ГлупостьНаша батарея еще далеко от линии фронта. Учат обращаться с оружием, ползать по-пластунски, колоть штыком соломенное чучело. (Отвратительное ощущение! Я молил Бога, чтобы мне не выпал на долю штыковой бой. И он не выпал.) Словом, осваивали все премудрости военной науки.
Расположились в березовом лесу. Чистим личное оружие. Что это такое? Какой-то мгновенный свист и шлепок в березу прямо над головой. Опять свист и шлепок в дерево. Еще. Еще. Поняли: откуда-то летят пули – и прямо в нас. Немцы далеко. Что за пули?..

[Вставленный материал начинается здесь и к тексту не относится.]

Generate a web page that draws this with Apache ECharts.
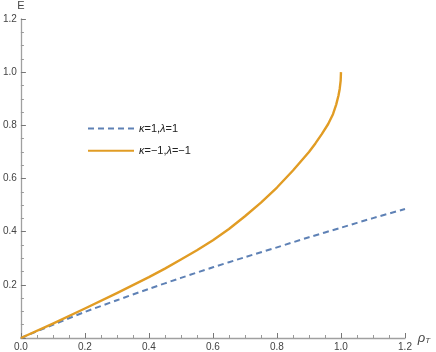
<!DOCTYPE html>
<html>
<head>
<meta charset="utf-8">
<script src="https://cdn.jsdelivr.net/npm/echarts@6/dist/echarts.min.js"></script>
<style>html,body{margin:0;padding:0;background:#fff;}#c{width:436px;height:352px;}</style>
</head>
<body>
<div id="c"></div>
<script>
const seriesNames = ['κ=1,λ=1', 'κ=−1,λ=−1'];
const rhoBlue = [0, 0.1, 0.2, 0.3, 0.4, 0.5, 0.6, 0.7, 0.8, 0.9, 1.0, 1.1, 1.2];
const eBlue   = [0, 0.050, 0.098, 0.142, 0.185, 0.226, 0.266, 0.304, 0.341, 0.379, 0.415, 0.451, 0.485];
const rhoOrange = [0, 0.1, 0.2, 0.3, 0.4, 0.45, 0.5, 0.55, 0.6, 0.65, 0.7, 0.75, 0.8, 0.85, 0.9, 0.92, 0.94, 0.96, 0.975, 0.985, 0.992, 0.996, 0.999, 1.0];
const eOrange   = [0, 0.054, 0.111, 0.169, 0.229, 0.261, 0.295, 0.330, 0.368, 0.410, 0.458, 0.509, 0.566, 0.630, 0.700, 0.732, 0.767, 0.805, 0.842, 0.878, 0.911, 0.937, 0.968, 1.0];
const axisTicks = [0, 0.2, 0.4, 0.6, 0.8, 1.0, 1.2];

const font = "'Liberation Sans', Arial, sans-serif";
const chart = echarts.init(document.getElementById('c'), null, {renderer: 'canvas'});
const pairs = (xs, ys) => xs.map((x, i) => [x, ys[i]]);
const fmt = v => v.toFixed(1);

chart.setOption({
  animation: false,
  backgroundColor: '#fff',
  grid: {left: 19, right: 31, top: 17, bottom: 13, containLabel: false},
  legend: {
    orient: 'vertical',
    left: 82, top: 118,
    itemWidth: 46, itemHeight: 14, itemGap: 11,
    data: seriesNames,
    itemStyle: {opacity: 0},
    formatter: n => n.replace(/([κλ])/g, '{i|$1}'),
    textStyle: {fontFamily: font, fontSize: 11, color: '#222',
      rich: {i: {fontFamily: font, fontSize: 11, fontStyle: 'italic', color: '#222'}}}
  },
  xAxis: {
    type: 'value', min: axisTicks[0], max: axisTicks[axisTicks.length - 1], interval: 0.2,
    name: '{a|ρ}{b|T}', nameLocation: 'end', nameGap: 8,
    nameTextStyle: {rich: {
      a: {fontFamily: font, fontSize: 13, fontStyle: 'italic', color: '#444', verticalAlign: 'bottom'},
      b: {fontFamily: font, fontSize: 8, fontStyle: 'italic', color: '#444', padding: [5, 0, 0, 0]}
    }},
    axisLine: {show: true, onZero: false, lineStyle: {color: '#a0a0a0', width: 1.3}},
    axisTick: {show: true, inside: true, length: 5, lineStyle: {color: '#777'}},
    minorTick: {show: true, splitNumber: 4, length: 3, lineStyle: {color: '#999'}},
    splitLine: {show: false}, minorSplitLine: {show: false},
    axisLabel: {formatter: fmt, margin: 4, fontFamily: font, fontSize: 10, color: '#444'}
  },
  yAxis: {
    type: 'value', min: axisTicks[0], max: axisTicks[axisTicks.length - 1], interval: 0.2,
    name: 'E', nameLocation: 'end', nameGap: 8,
    nameTextStyle: {fontFamily: font, fontSize: 11, color: '#444', align: 'center'},
    axisLine: {show: true, onZero: false, lineStyle: {color: '#a0a0a0', width: 1.3}},
    axisTick: {show: true, inside: true, length: 5, lineStyle: {color: '#777'}},
    minorTick: {show: true, splitNumber: 4, length: 3, lineStyle: {color: '#999'}},
    splitLine: {show: false}, minorSplitLine: {show: false},
    axisLabel: {formatter: v => v === 0 ? '' : fmt(v), margin: 4, fontFamily: font, fontSize: 10, color: '#444'}
  },
  series: [
    {name: seriesNames[0], type: 'line', data: pairs(rhoBlue, eBlue), symbol: 'none', smooth: 0.3,
     lineStyle: {color: '#5E81B5', width: 2, type: [6, 4]}, itemStyle: {color: '#5E81B5'}},
    {name: seriesNames[1], type: 'line', data: pairs(rhoOrange, eOrange), symbol: 'none', smooth: false,
     lineStyle: {color: '#E19C24', width: 2.4, join: 'round'}, itemStyle: {color: '#E19C24'}}
  ]
});
</script>
</body>
</html>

Все легли. А я – о глупость, о безмозглость, о идиотизм! – в благородном раздражении вскакиваю и иду на пули. Да, да, иду туда, откуда летят пули, чтобы узнать, кто это безобразничает. Вышел из лесу на поле. Пули свистят, люди лежат в бороздах, а я иду и иду. На вспаханном поле взлетают легкие облачка пыли там, куда попадают пули. Ага, значит, иду правильно, они летят оттуда.
Пришел. За невысоким холмом другое подразделение устроило учебную стрельбу. Тоже обучаются. Далеко не все снайперы, и пули летят поверх холма к нам.
Совсем по-штатски подошел к командиру и спросил:
– Что это вы делаете? – И пояснил цель своего визита.
Командир – вчера он тоже был, в общем, штатский – не потребовал от меня ни козыряния, ни четкого рапорта по форме, а, обратившись к упражнявшимся в стрельбе; крикнул:
– Отставить!
Я сказал «спасибо» и побрел к своим.
Это была не храбрость, не отвага, не долг совести. Что это было? Юношеское непонимание смертельной опасности. Оно свойственно молодому возрасту, когда смерть биологически вынесена за скобки. Взрослые называют это глупостью.
Приговоренный– Митя, говорят, в крайней избе сидит парень, приговоренный к расстрелу за дезертирство. Пойдем, посмотрим.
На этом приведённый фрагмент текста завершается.